Place the cinnamon stick and whole allspice into a spice grinder and grind. (fp note: i have a little coffee grinder that i use just for this. they are pretty cheap.)
Place the almonds, walnuts, pistachios, sugar and freshly ground spices into the bowl of a food processor and pulse until finely chopped, but not pasty or powdery, approximately 15 quick pulses. Set aside.
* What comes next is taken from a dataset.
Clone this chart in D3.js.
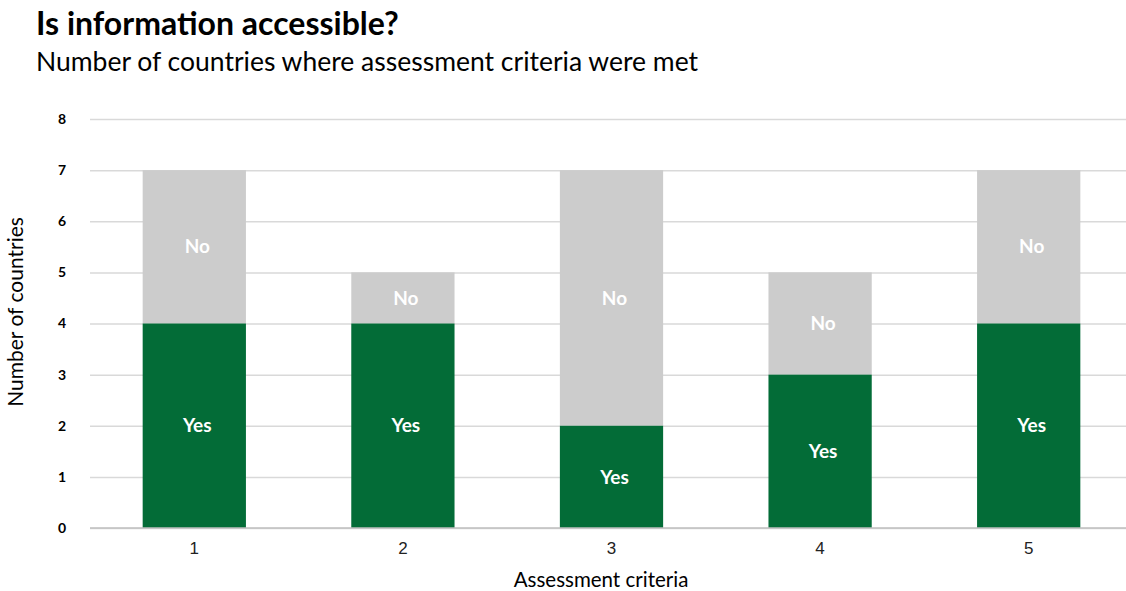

Trim the sheets of phyllo to fit the bottom of a 13 by 9 by 2-inch metal pan. Brush the bottom and sides of the pan with butter; lay down a sheet of phyllo and brush with butter. Repeat this step 9 more times for a total of 10 sheets of phyllo. Top with ⅓ of the nut mixture and spread thinly. Spritz thoroughly with rose water (or just water, like i did). Layer 6 more sheets of phyllo with butter in between each of them, followed by another third of the nuts and spritz with rose water. Repeat with another 6 sheets of phyllo, butter, remaining nuts, and rose water. Top with 8 sheets of phyllo brushing with butter in between each sheet. Brush the top generously with butter. Place in the oven and bake for 30 minutes. Remove pan from the oven and cut into 28 squares (fp note: trying to cut 28 squares evenly was probably the most challenging part of this recipe for me, and i didn’t get it quite right). Return pan to the oven and continue to bake for another 30 minutes. (fp note: as i said before, i overcooked my first batch. for the second batch, i did 20 minutes for the first cook, and then 25 for the second cook). Remove pan from the oven, place on a cooling rack, and cool for 2 hours before adding the syrup.
Make the syrup during the last 30 minutes of cooling. Combine the honey, water, sugar and cinnamon stick and orange peel in a 4-quart saucepan set over high heat. Stir occassionally until the sugar has dissolved. Once boiling, boil for 10 minutes, stirring occasionally. Remove from the heat and discard the orange peel and cinnamon stick.
After the baklava has cooled for 2 hours, re-cut the entire pan following the same lines as before. Pour the hot syrup evenly oven the top of the baklava, allowing it to run into the cuts and around the edges of the pan. Allow the pan to sit, uncovered, until completely cool. Cover and store at room temperature for at least 8 hours and up to overnight before serving. Store, covered, at room temperature for up to 5 days.